Two perspectives on Koran desecration
Beth at My Vast Right-Wing Conspiracy:
It sounds to me like EVERYONE is sick of hearing about the so-called desecration of a damned BOOK. Yeah, a damned book ... since Korans are supposedly so easy to flush, they ought to be just as easy to SHOVE UP YOUR ASSES, moonbat and Moo-slum apologist crybabies!
This seems to capture the sentiment of most of the right side of the blogosphere (and a bit of the left side, too; while I wouldn't suggest that anyone shove the Koran up their ass, I'm not overly sympathetic to those who react violently to its 'mistreatment'). But One Hand Clapping has a different take:
I think that the abuses of the Quran ... are a bigger deal than most of my blogging colleagues seem to think. ... Basically, the Quran’s place in Islam is the same as the place of Christ in Christianity ...

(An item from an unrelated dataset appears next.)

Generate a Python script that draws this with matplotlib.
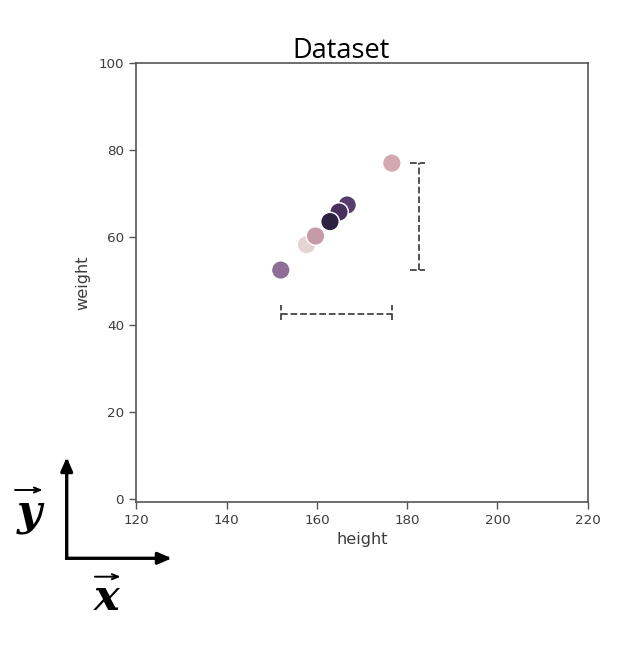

The Quran is holy to Muslims in a different way that the Bible is holy to Christians. Until the rise of American fundamentalism about a century ago, the Christian assertion that the Bible was “the word of God” was understood more analogically than literally. That the texts of the Bible were inspired by God - James said the Scriptures were “God breathed” - wasn’t doubted, but the notion that the Bible was dictated verbatim by God is really only about 100 years old and is a small-minority belief among Christians today.
But the literal, verbatim dictation of the Quran by Allah to Mohammed, through the angel Gabriel, is a very basic tenet of faith of Muslims everywhere. The words of the Quran are affirmed not merely to have been inspired by Allah but they are the actual, very words of Allah. Therefore the Quran is for Muslims not just a book but the physical representation of the deity himself. So abusing the Quran is a hideous offense to Muslims more than the same abuse of a Bible would be to Christians.
...it is crucial, as President Bush has emphasized, that the United States not be seen by Muslim peoples around the world as attacking Islam itself, only its malevolent practitioners. So the reports of the abuse of the Quran are more important than they might appear to secular, western Americans.